» WHAT THE TASK REQUIRES: No pictures belong in the copy; return exactly the lines from the one with "Recreate this image" through the one with "from matplotlib.ticker import MultipleLocator", both ends included, and nothing else.

» MATERIAL PROVIDED:
►

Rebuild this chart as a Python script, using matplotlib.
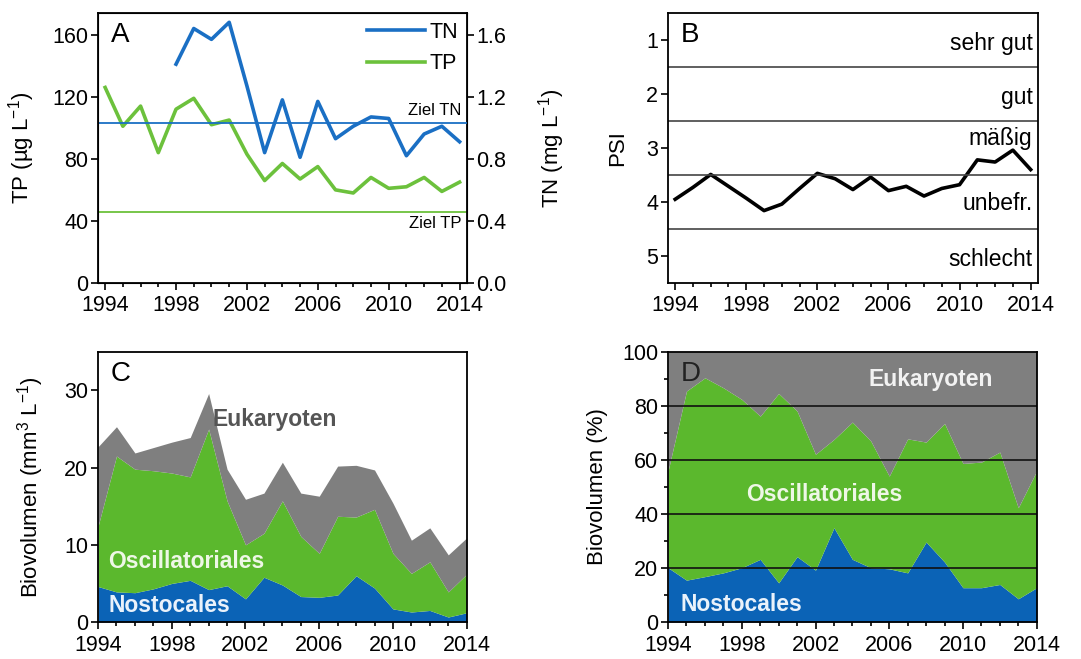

◄
►

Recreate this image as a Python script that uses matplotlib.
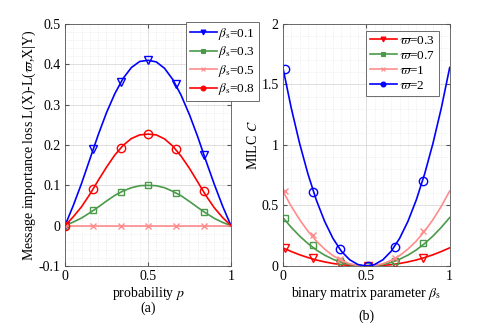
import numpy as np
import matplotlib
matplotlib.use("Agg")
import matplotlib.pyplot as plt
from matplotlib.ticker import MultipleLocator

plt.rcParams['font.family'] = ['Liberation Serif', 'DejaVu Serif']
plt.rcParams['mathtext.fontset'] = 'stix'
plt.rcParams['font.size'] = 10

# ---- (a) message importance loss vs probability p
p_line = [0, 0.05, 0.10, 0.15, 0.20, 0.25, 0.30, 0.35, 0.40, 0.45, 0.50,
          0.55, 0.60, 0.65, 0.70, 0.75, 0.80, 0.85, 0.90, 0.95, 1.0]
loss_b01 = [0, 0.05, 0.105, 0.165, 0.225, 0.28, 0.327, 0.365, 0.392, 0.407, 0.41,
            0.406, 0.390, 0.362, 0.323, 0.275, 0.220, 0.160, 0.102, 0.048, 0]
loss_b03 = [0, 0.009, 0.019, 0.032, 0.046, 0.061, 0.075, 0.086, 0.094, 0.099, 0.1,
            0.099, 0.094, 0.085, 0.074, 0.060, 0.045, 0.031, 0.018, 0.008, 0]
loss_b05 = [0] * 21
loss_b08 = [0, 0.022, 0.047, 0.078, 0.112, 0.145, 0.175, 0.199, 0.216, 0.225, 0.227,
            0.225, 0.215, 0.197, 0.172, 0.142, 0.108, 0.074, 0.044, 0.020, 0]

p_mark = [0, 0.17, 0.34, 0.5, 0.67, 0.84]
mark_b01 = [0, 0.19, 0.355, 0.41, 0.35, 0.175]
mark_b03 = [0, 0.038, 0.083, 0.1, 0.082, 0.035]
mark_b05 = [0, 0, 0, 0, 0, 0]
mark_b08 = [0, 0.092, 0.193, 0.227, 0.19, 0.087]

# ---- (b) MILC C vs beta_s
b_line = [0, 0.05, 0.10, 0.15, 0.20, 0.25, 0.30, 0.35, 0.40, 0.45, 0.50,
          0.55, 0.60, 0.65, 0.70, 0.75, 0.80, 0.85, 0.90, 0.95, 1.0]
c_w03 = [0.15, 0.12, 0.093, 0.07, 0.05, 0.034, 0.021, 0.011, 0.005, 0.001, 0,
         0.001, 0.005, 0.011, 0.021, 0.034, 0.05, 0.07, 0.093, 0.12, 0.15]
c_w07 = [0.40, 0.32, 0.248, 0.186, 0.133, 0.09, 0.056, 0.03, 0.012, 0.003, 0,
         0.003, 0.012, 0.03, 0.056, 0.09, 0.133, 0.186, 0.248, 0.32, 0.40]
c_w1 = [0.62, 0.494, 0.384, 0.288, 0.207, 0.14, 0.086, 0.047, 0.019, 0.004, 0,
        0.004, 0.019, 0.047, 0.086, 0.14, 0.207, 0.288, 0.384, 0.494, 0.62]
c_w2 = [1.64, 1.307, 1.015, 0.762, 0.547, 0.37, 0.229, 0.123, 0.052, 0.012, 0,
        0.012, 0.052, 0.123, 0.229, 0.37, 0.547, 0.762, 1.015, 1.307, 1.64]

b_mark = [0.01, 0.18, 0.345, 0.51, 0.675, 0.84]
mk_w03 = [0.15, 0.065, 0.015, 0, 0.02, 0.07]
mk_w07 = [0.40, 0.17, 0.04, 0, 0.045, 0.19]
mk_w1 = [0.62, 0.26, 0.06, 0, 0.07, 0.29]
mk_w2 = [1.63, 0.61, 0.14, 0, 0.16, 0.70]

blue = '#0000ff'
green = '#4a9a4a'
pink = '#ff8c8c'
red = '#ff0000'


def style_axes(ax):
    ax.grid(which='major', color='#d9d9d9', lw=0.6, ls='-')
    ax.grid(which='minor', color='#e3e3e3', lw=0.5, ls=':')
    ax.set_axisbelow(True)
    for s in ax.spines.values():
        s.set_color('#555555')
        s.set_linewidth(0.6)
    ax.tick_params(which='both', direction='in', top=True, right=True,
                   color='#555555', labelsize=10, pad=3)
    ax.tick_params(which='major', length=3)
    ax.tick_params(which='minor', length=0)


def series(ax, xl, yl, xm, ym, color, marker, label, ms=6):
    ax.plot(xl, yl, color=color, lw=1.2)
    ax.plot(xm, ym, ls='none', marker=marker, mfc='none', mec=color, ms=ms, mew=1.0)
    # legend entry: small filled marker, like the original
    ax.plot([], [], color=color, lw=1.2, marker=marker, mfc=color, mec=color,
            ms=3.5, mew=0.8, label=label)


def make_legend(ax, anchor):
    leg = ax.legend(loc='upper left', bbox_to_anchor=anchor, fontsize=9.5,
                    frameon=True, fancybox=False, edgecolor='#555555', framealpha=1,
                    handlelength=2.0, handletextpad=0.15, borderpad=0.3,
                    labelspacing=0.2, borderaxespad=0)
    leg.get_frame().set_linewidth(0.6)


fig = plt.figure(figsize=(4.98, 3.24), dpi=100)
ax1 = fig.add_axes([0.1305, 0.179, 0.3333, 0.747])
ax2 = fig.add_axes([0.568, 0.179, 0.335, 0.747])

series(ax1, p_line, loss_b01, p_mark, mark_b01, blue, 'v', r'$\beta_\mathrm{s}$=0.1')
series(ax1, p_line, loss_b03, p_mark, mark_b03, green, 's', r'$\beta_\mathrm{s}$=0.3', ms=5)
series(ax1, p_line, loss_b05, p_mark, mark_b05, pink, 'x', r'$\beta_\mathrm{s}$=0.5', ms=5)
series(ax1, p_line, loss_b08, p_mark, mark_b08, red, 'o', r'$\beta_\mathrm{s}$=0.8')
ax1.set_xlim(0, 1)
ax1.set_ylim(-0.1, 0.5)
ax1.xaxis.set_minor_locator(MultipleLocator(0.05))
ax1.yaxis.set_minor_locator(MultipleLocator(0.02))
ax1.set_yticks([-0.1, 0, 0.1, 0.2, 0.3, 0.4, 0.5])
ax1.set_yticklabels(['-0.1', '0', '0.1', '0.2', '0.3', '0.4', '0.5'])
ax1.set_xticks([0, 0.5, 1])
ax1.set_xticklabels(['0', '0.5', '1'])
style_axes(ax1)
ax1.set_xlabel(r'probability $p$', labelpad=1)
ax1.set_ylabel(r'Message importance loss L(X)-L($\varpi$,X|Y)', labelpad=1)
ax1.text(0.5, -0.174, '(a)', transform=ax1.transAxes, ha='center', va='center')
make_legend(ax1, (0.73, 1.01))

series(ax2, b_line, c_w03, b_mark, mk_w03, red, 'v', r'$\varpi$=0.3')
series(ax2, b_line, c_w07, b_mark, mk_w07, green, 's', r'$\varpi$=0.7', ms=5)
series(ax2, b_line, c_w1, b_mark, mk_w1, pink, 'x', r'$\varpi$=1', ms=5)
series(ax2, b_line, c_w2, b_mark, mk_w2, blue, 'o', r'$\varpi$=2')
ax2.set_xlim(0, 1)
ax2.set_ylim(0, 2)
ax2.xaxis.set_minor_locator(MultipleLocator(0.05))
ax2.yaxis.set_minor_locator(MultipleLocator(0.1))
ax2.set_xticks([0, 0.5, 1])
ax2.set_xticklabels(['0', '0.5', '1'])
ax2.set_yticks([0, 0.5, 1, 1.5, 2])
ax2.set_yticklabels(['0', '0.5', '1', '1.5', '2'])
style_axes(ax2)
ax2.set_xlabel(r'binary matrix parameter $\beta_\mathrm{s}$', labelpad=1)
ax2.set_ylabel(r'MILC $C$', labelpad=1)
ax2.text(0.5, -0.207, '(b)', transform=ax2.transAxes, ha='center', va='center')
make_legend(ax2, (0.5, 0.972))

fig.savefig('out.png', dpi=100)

◄

» ANSWER:
Recreate this image as a Python script that uses matplotlib.
import numpy as np
import matplotlib
matplotlib.use("Agg")
import matplotlib.pyplot as plt
from matplotlib.ticker import MultipleLocator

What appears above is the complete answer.